The Irish Congress of Trade Unions (ICTU) has welcomed the measures to curb house prices contained in the Government's action programme. However its housing spokesman, Mr Fergus Whelan, said more radical measures are needed.
The general secretary of the Civil and Public Service Union (CPSU), Mr Blair Horan, said yesterday the Government had recognised for the first time "that supply in itself will not resolve the housing problem".
Responding yesterday to the programme, Mr Horan, who represents more than 10,000 low-paid clerical civil servants, said that more "demand-side measures to help lower to middle income groups and curb speculation are necessary".
He also warned the Government not to become complacent about house price trends in the first quarter of this year. At between 13 per cent and 17.4 per cent, they were still far ahead of average wage growth of 5 per cent.
He particularly welcomed proposals to exempt first-time buyers from stamp duty and to increase them for investors. This was something the CPSU and SIPTU advocated in a joint report on housing in 1998.
Mr Horan said house-buyers needed additional help through mortgage repayment subsidies and fixed-interest loans.
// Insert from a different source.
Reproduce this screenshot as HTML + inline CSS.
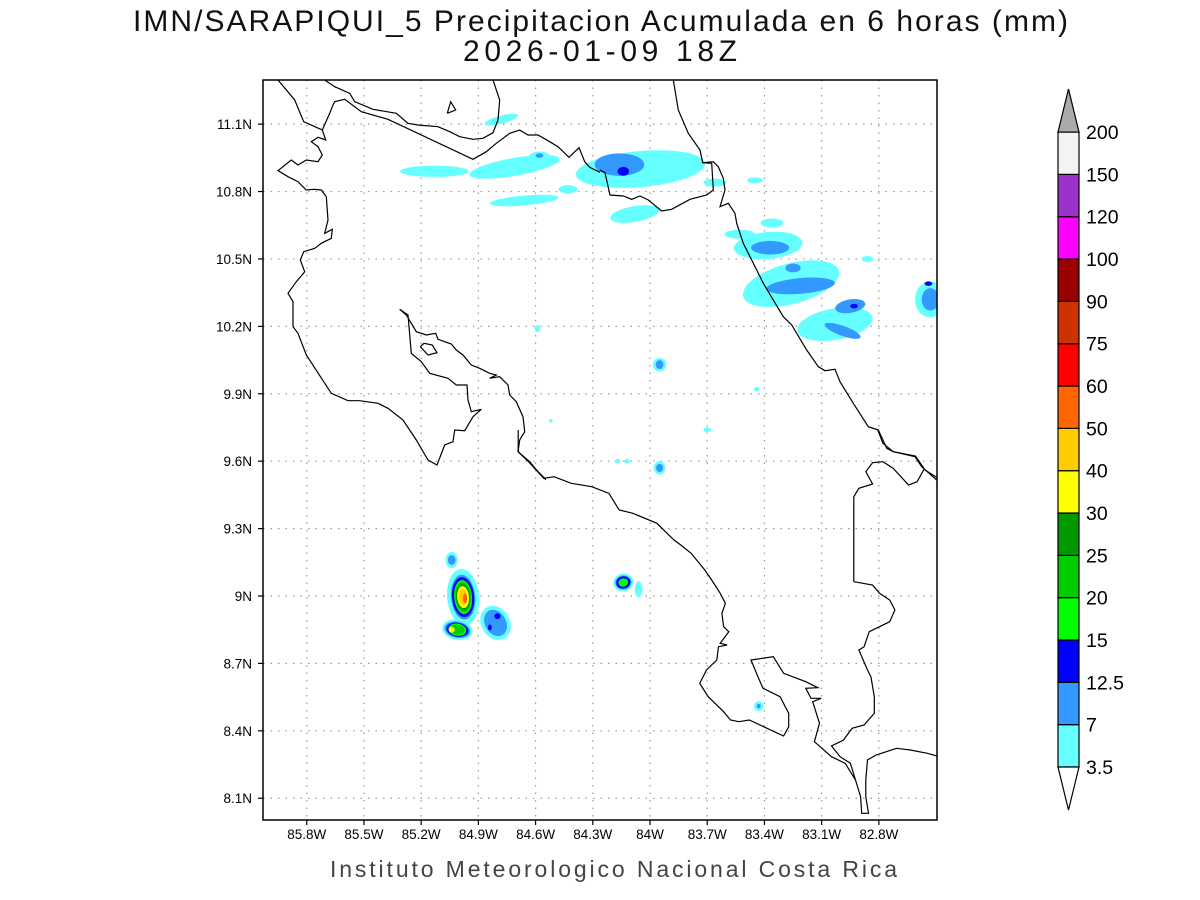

At the same time, excessive profiteering from land and house building should be curbed by a "windfall profits tax", the reintroduction of certificates of reasonable value and compulsory purchase.
Elsewhere, the Consumers' Association of Ireland (CAI) said the Government's moves were a "small, uncoordinated step in the right direction".
The CAI said that at last the Government had recognised the role land speculation had played in the current housing crisis.